## SHORT EXERCISE
Gather from the material every line that contains the string "matplotlib".

## DATA FOR THIS EXERCISE
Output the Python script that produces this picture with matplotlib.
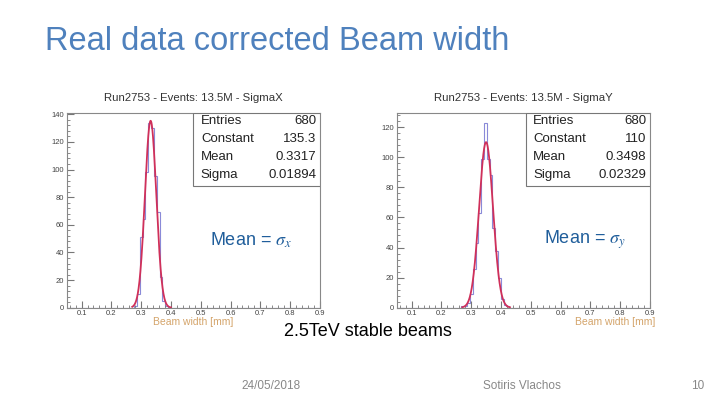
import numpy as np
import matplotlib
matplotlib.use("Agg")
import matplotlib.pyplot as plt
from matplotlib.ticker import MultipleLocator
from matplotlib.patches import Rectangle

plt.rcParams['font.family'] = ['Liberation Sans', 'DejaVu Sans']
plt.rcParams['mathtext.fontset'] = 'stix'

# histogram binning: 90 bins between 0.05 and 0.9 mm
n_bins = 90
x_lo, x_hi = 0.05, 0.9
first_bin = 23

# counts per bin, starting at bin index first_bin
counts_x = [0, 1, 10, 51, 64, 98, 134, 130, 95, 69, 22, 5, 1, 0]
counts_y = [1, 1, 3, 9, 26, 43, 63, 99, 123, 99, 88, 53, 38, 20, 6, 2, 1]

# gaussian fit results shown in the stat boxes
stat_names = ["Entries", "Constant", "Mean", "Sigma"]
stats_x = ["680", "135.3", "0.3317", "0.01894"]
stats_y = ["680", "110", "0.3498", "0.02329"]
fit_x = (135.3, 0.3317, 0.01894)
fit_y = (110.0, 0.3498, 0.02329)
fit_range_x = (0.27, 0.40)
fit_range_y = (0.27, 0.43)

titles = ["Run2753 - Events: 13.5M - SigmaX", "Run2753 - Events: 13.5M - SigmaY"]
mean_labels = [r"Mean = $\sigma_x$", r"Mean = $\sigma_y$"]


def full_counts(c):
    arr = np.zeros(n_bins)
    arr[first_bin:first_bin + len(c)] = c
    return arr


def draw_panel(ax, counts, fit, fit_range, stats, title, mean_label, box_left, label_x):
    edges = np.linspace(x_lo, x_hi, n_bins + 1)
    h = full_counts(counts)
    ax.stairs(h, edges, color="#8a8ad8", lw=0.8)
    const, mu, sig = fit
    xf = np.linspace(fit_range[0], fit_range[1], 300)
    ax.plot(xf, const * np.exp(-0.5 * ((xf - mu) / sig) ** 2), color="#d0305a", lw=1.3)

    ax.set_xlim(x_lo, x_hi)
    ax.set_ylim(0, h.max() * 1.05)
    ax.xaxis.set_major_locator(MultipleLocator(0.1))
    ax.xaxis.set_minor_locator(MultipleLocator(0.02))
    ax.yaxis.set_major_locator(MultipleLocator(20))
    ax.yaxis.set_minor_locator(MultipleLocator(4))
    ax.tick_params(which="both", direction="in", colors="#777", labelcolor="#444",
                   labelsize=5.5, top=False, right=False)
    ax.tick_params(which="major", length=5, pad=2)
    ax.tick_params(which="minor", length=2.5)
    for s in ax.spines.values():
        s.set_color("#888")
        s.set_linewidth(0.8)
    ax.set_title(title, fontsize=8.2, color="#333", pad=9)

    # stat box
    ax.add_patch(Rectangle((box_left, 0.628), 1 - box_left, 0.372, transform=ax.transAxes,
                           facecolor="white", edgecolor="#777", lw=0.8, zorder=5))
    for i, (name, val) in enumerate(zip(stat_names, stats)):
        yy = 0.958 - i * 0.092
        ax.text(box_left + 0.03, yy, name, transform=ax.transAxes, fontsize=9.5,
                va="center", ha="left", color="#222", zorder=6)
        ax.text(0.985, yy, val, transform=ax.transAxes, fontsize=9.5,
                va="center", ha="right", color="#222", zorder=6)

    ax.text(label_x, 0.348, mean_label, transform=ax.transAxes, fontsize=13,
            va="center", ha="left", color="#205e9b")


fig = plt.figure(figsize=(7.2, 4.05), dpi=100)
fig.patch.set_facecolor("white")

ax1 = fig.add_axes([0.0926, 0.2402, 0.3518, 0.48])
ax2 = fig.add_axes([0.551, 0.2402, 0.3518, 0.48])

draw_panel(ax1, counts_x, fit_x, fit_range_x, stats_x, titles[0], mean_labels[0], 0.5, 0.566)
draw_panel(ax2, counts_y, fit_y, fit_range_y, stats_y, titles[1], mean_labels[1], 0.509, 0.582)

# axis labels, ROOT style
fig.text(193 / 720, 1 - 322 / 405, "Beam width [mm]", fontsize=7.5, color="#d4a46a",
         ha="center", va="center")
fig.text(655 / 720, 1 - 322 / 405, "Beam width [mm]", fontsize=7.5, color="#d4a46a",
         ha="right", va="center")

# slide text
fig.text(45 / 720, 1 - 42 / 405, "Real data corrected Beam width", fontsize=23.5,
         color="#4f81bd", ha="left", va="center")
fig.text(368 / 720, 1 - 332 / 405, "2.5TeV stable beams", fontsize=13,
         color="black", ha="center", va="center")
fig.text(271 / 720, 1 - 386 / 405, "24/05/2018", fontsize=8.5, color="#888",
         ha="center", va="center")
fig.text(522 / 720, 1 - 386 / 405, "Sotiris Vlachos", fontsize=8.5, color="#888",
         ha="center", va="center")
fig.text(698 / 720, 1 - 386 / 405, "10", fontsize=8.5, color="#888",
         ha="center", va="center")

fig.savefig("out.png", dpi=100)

* * *

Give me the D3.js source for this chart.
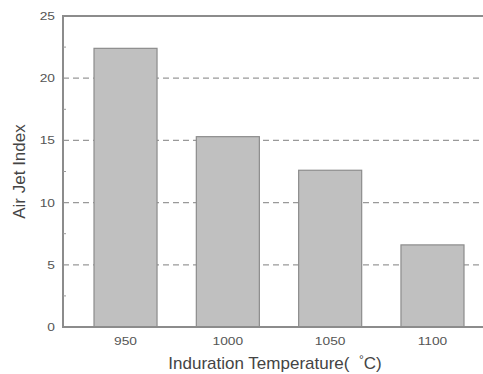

## FULL RESPONSE
Output the Python script that produces this picture with matplotlib.
import matplotlib
matplotlib.use("Agg")
import matplotlib.pyplot as plt
from matplotlib.ticker import MultipleLocator
from matplotlib.patches import Rectangle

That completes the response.